§ **INFORMATION SUPPLIED**
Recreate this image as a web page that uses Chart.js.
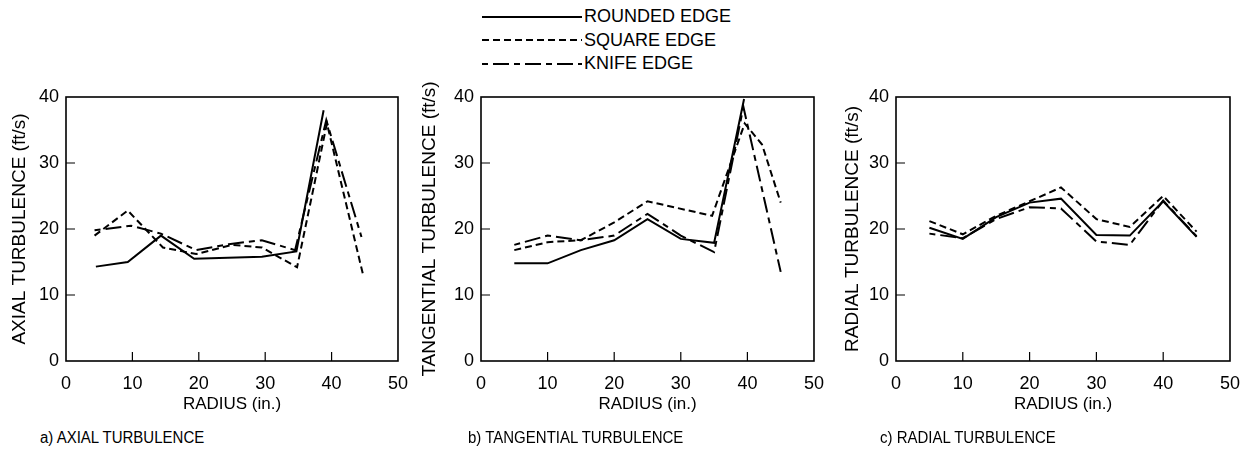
<!DOCTYPE html>
<html>
<head>
<meta charset="utf-8">
<script src="https://cdn.jsdelivr.net/npm/chart.js"></script>
<style>
    body { margin: 0; background: #fff; font-family: "Liberation Sans", Arial, sans-serif; color: #000; }
    #page { position: relative; width: 1252px; height: 450px; overflow: hidden; }
    .panel { position: absolute; top: 0; height: 425px; }
    .legend { position: absolute; left: 482px; top: 5px; }
    .legend-row { display: flex; align-items: center; height: 23.5px; font-size: 18px; }
    .legend-row svg { margin-right: 2px; }
    .caption { position: absolute; top: 427px; font-size: 15px; transform: scaleY(1.15); transform-origin: 0 0; }
</style>
</head>
<body>
<div id="page">
    <div class="legend">
        <div class="legend-row"><svg width="100" height="10"><line x1="0" y1="5" x2="100" y2="5" stroke="#000" stroke-width="2"/></svg>ROUNDED EDGE</div>
        <div class="legend-row"><svg width="100" height="10"><line x1="0" y1="5" x2="100" y2="5" stroke="#000" stroke-width="2" stroke-dasharray="7 4"/></svg>SQUARE EDGE</div>
        <div class="legend-row"><svg width="100" height="10"><line x1="0" y1="5" x2="100" y2="5" stroke="#000" stroke-width="2" stroke-dasharray="6 5 16 5"/></svg>KNIFE EDGE</div>
    </div>
    <div class="panel" style="left:2px;width:418px"><canvas id="chart-axial"></canvas></div>
    <div class="panel" style="left:412px;width:424px"><canvas id="chart-tangential"></canvas></div>
    <div class="panel" style="left:835px;width:417px"><canvas id="chart-radial"></canvas></div>
    <div class="caption" style="left:40px">a) AXIAL TURBULENCE</div>
    <div class="caption" style="left:468px">b) TANGENTIAL TURBULENCE</div>
    <div class="caption" style="left:880px">c) RADIAL TURBULENCE</div>
</div>
<script>
    // radius (in.) and turbulence (ft/s)
    const axialRoundedR = [4.5, 9.3, 14.3, 19.3, 29.5, 34.7, 38.8];
    const axialRounded = [14.3, 15.0, 19.0, 15.5, 15.8, 16.6, 38.0];
    const axialSquareR = [4.3, 9.3, 14.6, 19.6, 25, 29.5, 34.8, 39.3, 44.8];
    const axialSquare = [19.0, 22.8, 17.2, 16.2, 17.6, 17.2, 14.2, 36.0, 12.8];
    const axialKnifeR = [4.3, 9.8, 14.3, 19.6, 24.5, 29.5, 34.5, 39.2, 44.5];
    const axialKnife = [19.8, 20.5, 19.3, 16.8, 17.7, 18.3, 16.8, 36.5, 18.8];

    const tangRoundedR = [5, 10, 15, 20, 25, 30, 35, 39.5];
    const tangRounded = [14.8, 14.8, 16.8, 18.3, 21.5, 18.5, 17.9, 39.7];
    const tangSquareR = [5, 10, 15, 20, 25, 34.7, 39.6, 42.2, 45];
    const tangSquare = [16.8, 18.0, 18.3, 21.0, 24.2, 22.0, 36.0, 32.8, 24.0];
    const tangKnifeR = [5, 10, 15, 20, 25, 30, 35, 39.4, 45];
    const tangKnife = [17.6, 19.0, 18.3, 19.0, 22.3, 19.0, 16.5, 38.5, 13.5];

    const radialR = [5, 10, 15, 20, 24.7, 30, 35, 40, 45];
    const radialRounded = [20.2, 18.5, 21.8, 24.0, 24.6, 19.1, 19.0, 24.2, 18.8];
    const radialSquare = [21.2, 19.2, 22.0, 24.2, 26.3, 21.5, 20.3, 25.0, 19.6];
    const radialKnife = [19.3, 18.6, 21.5, 23.3, 23.1, 18.1, 17.6, 24.3, 18.9];

    const xTicks = [0, 10, 20, 30, 40, 50];
    const yTicks = [0, 10, 20, 30, 40];

    const FONT = '"Liberation Sans", Arial, sans-serif';
    const SQUARE_DASH = [7, 4];
    const KNIFE_DASH = [6, 5, 16, 5];

    function points(xs, ys) {
        return xs.map((x, i) => ({x: x, y: ys[i]}));
    }

    // box around the plot plus short inward ticks
    const framePlugin = {
        id: 'frame',
        afterDraw(chart) {
            const {ctx, chartArea: a, scales} = chart;
            ctx.save();
            ctx.strokeStyle = '#000';
            ctx.lineWidth = 1.6;
            ctx.strokeRect(a.left, a.top, a.right - a.left, a.bottom - a.top);
            ctx.lineWidth = 1.2;
            ctx.beginPath();
            [10, 20, 30, 40].forEach(v => {
                const px = scales.x.getPixelForValue(v);
                ctx.moveTo(px, a.bottom);
                ctx.lineTo(px, a.bottom - 9);
            });
            [10, 20, 30].forEach(v => {
                const py = scales.y.getPixelForValue(v);
                ctx.moveTo(a.left, py);
                ctx.lineTo(a.left + 9, py);
            });
            ctx.stroke();
            ctx.restore();
        }
    };

    function makeChart(id, title, yWidth, series) {
        const el = document.getElementById(id);
        const wrap = el.parentElement;
        el.width = wrap.clientWidth;
        el.height = 425;
        return new Chart(el, {
            type: 'scatter',
            data: {
                datasets: series.map(s => ({
                    label: s.label,
                    data: s.data,
                    showLine: true,
                    borderColor: '#000',
                    borderWidth: 2,
                    borderDash: s.dash,
                    pointRadius: 0,
                    tension: 0
                }))
            },
            options: {
                responsive: false,
                animation: false,
                layout: {padding: {top: 97, right: 20, bottom: 0, left: 0}},
                plugins: {legend: {display: false}, tooltip: {enabled: false}},
                scales: {
                    x: {
                        type: 'linear', min: 0, max: 50,
                        afterBuildTicks: s => { s.ticks = xTicks.map(v => ({value: v})); },
                        afterFit: s => { s.height = 64; },
                        grid: {display: false, drawTicks: false},
                        border: {display: false},
                        ticks: {color: '#000', padding: 12, font: {family: FONT, size: 18}},
                        title: {display: true, text: 'RADIUS (in.)', color: '#000',
                            padding: {top: 0, bottom: 10}, font: {family: FONT, size: 17}}
                    },
                    y: {
                        min: 0, max: 40,
                        afterBuildTicks: s => { s.ticks = yTicks.map(v => ({value: v})); },
                        afterFit: s => { s.width = yWidth; },
                        grid: {display: false, drawTicks: false},
                        border: {display: false},
                        ticks: {color: '#000', padding: 7, font: {family: FONT, size: 18}},
                        title: {display: true, text: title, color: '#000',
                            padding: {top: 6, bottom: 0}, font: {family: FONT, size: 19}}
                    }
                }
            },
            plugins: [framePlugin]
        });
    }

    makeChart('chart-axial', 'AXIAL TURBULENCE (ft/s)', 64, [
        {label: 'ROUNDED EDGE', data: points(axialRoundedR, axialRounded), dash: []},
        {label: 'SQUARE EDGE', data: points(axialSquareR, axialSquare), dash: SQUARE_DASH},
        {label: 'KNIFE EDGE', data: points(axialKnifeR, axialKnife), dash: KNIFE_DASH}
    ]);
    makeChart('chart-tangential', 'TANGENTIAL TURBULENCE (ft/s)', 69, [
        {label: 'ROUNDED EDGE', data: points(tangRoundedR, tangRounded), dash: []},
        {label: 'SQUARE EDGE', data: points(tangSquareR, tangSquare), dash: SQUARE_DASH},
        {label: 'KNIFE EDGE', data: points(tangKnifeR, tangKnife), dash: KNIFE_DASH}
    ]);
    makeChart('chart-radial', 'RADIAL TURBULENCE (ft/s)', 61, [
        {label: 'ROUNDED EDGE', data: points(radialR, radialRounded), dash: []},
        {label: 'SQUARE EDGE', data: points(radialR, radialSquare), dash: SQUARE_DASH},
        {label: 'KNIFE EDGE', data: points(radialR, radialKnife), dash: KNIFE_DASH}
    ]);
</script>
</body>
</html>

§ **SET EXERCISE**
Give an exact copy of the material, leaving out every picture.

§ **RESULT OF THIS EXERCISE**
Recreate this image as a web page that uses Chart.js.
<!DOCTYPE html>
<html>
<head>
<meta charset="utf-8">
<script src="https://cdn.jsdelivr.net/npm/chart.js"></script>
<style>
    body { margin: 0; background: #fff; font-family: "Liberation Sans", Arial, sans-serif; color: #000; }
    #page { position: relative; width: 1252px; height: 450px; overflow: hidden; }
    .panel { position: absolute; top: 0; height: 425px; }
    .legend { position: absolute; left: 482px; top: 5px; }
    .legend-row { display: flex; align-items: center; height: 23.5px; font-size: 18px; }
    .legend-row svg { margin-right: 2px; }
    .caption { position: absolute; top: 427px; font-size: 15px; transform: scaleY(1.15); transform-origin: 0 0; }
</style>
</head>
<body>
<div id="page">
    <div class="legend">
        <div class="legend-row"><svg width="100" height="10"><line x1="0" y1="5" x2="100" y2="5" stroke="#000" stroke-width="2"/></svg>ROUNDED EDGE</div>
        <div class="legend-row"><svg width="100" height="10"><line x1="0" y1="5" x2="100" y2="5" stroke="#000" stroke-width="2" stroke-dasharray="7 4"/></svg>SQUARE EDGE</div>
        <div class="legend-row"><svg width="100" height="10"><line x1="0" y1="5" x2="100" y2="5" stroke="#000" stroke-width="2" stroke-dasharray="6 5 16 5"/></svg>KNIFE EDGE</div>
    </div>
    <div class="panel" style="left:2px;width:418px"><canvas id="chart-axial"></canvas></div>
    <div class="panel" style="left:412px;width:424px"><canvas id="chart-tangential"></canvas></div>
    <div class="panel" style="left:835px;width:417px"><canvas id="chart-radial"></canvas></div>
    <div class="caption" style="left:40px">a) AXIAL TURBULENCE</div>
    <div class="caption" style="left:468px">b) TANGENTIAL TURBULENCE</div>
    <div class="caption" style="left:880px">c) RADIAL TURBULENCE</div>
</div>
<script>
    // radius (in.) and turbulence (ft/s)
    const axialRoundedR = [4.5, 9.3, 14.3, 19.3, 29.5, 34.7, 38.8];
    const axialRounded = [14.3, 15.0, 19.0, 15.5, 15.8, 16.6, 38.0];
    const axialSquareR = [4.3, 9.3, 14.6, 19.6, 25, 29.5, 34.8, 39.3, 44.8];
    const axialSquare = [19.0, 22.8, 17.2, 16.2, 17.6, 17.2, 14.2, 36.0, 12.8];
    const axialKnifeR = [4.3, 9.8, 14.3, 19.6, 24.5, 29.5, 34.5, 39.2, 44.5];
    const axialKnife = [19.8, 20.5, 19.3, 16.8, 17.7, 18.3, 16.8, 36.5, 18.8];

    const tangRoundedR = [5, 10, 15, 20, 25, 30, 35, 39.5];
    const tangRounded = [14.8, 14.8, 16.8, 18.3, 21.5, 18.5, 17.9, 39.7];
    const tangSquareR = [5, 10, 15, 20, 25, 34.7, 39.6, 42.2, 45];
    const tangSquare = [16.8, 18.0, 18.3, 21.0, 24.2, 22.0, 36.0, 32.8, 24.0];
    const tangKnifeR = [5, 10, 15, 20, 25, 30, 35, 39.4, 45];
    const tangKnife = [17.6, 19.0, 18.3, 19.0, 22.3, 19.0, 16.5, 38.5, 13.5];

    const radialR = [5, 10, 15, 20, 24.7, 30, 35, 40, 45];
    const radialRounded = [20.2, 18.5, 21.8, 24.0, 24.6, 19.1, 19.0, 24.2, 18.8];
    const radialSquare = [21.2, 19.2, 22.0, 24.2, 26.3, 21.5, 20.3, 25.0, 19.6];
    const radialKnife = [19.3, 18.6, 21.5, 23.3, 23.1, 18.1, 17.6, 24.3, 18.9];

    const xTicks = [0, 10, 20, 30, 40, 50];
    const yTicks = [0, 10, 20, 30, 40];

    const FONT = '"Liberation Sans", Arial, sans-serif';
    const SQUARE_DASH = [7, 4];
    const KNIFE_DASH = [6, 5, 16, 5];

    function points(xs, ys) {
        return xs.map((x, i) => ({x: x, y: ys[i]}));
    }

    // box around the plot plus short inward ticks
    const framePlugin = {
        id: 'frame',
        afterDraw(chart) {
            const {ctx, chartArea: a, scales} = chart;
            ctx.save();
            ctx.strokeStyle = '#000';
            ctx.lineWidth = 1.6;
            ctx.strokeRect(a.left, a.top, a.right - a.left, a.bottom - a.top);
            ctx.lineWidth = 1.2;
            ctx.beginPath();
            [10, 20, 30, 40].forEach(v => {
                const px = scales.x.getPixelForValue(v);
                ctx.moveTo(px, a.bottom);
                ctx.lineTo(px, a.bottom - 9);
            });
            [10, 20, 30].forEach(v => {
                const py = scales.y.getPixelForValue(v);
                ctx.moveTo(a.left, py);
                ctx.lineTo(a.left + 9, py);
            });
            ctx.stroke();
            ctx.restore();
        }
    };

    function makeChart(id, title, yWidth, series) {
        const el = document.getElementById(id);
        const wrap = el.parentElement;
        el.width = wrap.clientWidth;
        el.height = 425;
        return new Chart(el, {
            type: 'scatter',
            data: {
                datasets: series.map(s => ({
                    label: s.label,
                    data: s.data,
                    showLine: true,
                    borderColor: '#000',
                    borderWidth: 2,
                    borderDash: s.dash,
                    pointRadius: 0,
                    tension: 0
                }))
            },
            options: {
                responsive: false,
                animation: false,
                layout: {padding: {top: 97, right: 20, bottom: 0, left: 0}},
                plugins: {legend: {display: false}, tooltip: {enabled: false}},
                scales: {
                    x: {
                        type: 'linear', min: 0, max: 50,
                        afterBuildTicks: s => { s.ticks = xTicks.map(v => ({value: v})); },
                        afterFit: s => { s.height = 64; },
                        grid: {display: false, drawTicks: false},
                        border: {display: false},
                        ticks: {color: '#000', padding: 12, font: {family: FONT, size: 18}},
                        title: {display: true, text: 'RADIUS (in.)', color: '#000',
                            padding: {top: 0, bottom: 10}, font: {family: FONT, size: 17}}
                    },
                    y: {
                        min: 0, max: 40,
                        afterBuildTicks: s => { s.ticks = yTicks.map(v => ({value: v})); },
                        afterFit: s => { s.width = yWidth; },
                        grid: {display: false, drawTicks: false},
                        border: {display: false},
                        ticks: {color: '#000', padding: 7, font: {family: FONT, size: 18}},
                        title: {display: true, text: title, color: '#000',
                            padding: {top: 6, bottom: 0}, font: {family: FONT, size: 19}}
                    }
                }
            },
            plugins: [framePlugin]
        });
    }

    makeChart('chart-axial', 'AXIAL TURBULENCE (ft/s)', 64, [
        {label: 'ROUNDED EDGE', data: points(axialRoundedR, axialRounded), dash: []},
        {label: 'SQUARE EDGE', data: points(axialSquareR, axialSquare), dash: SQUARE_DASH},
        {label: 'KNIFE EDGE', data: points(axialKnifeR, axialKnife), dash: KNIFE_DASH}
    ]);
    makeChart('chart-tangential', 'TANGENTIAL TURBULENCE (ft/s)', 69, [
        {label: 'ROUNDED EDGE', data: points(tangRoundedR, tangRounded), dash: []},
        {label: 'SQUARE EDGE', data: points(tangSquareR, tangSquare), dash: SQUARE_DASH},
        {label: 'KNIFE EDGE', data: points(tangKnifeR, tangKnife), dash: KNIFE_DASH}
    ]);
    makeChart('chart-radial', 'RADIAL TURBULENCE (ft/s)', 61, [
        {label: 'ROUNDED EDGE', data: points(radialR, radialRounded), dash: []},
        {label: 'SQUARE EDGE', data: points(radialR, radialSquare), dash: SQUARE_DASH},
        {label: 'KNIFE EDGE', data: points(radialR, radialKnife), dash: KNIFE_DASH}
    ]);
</script>
</body>
</html>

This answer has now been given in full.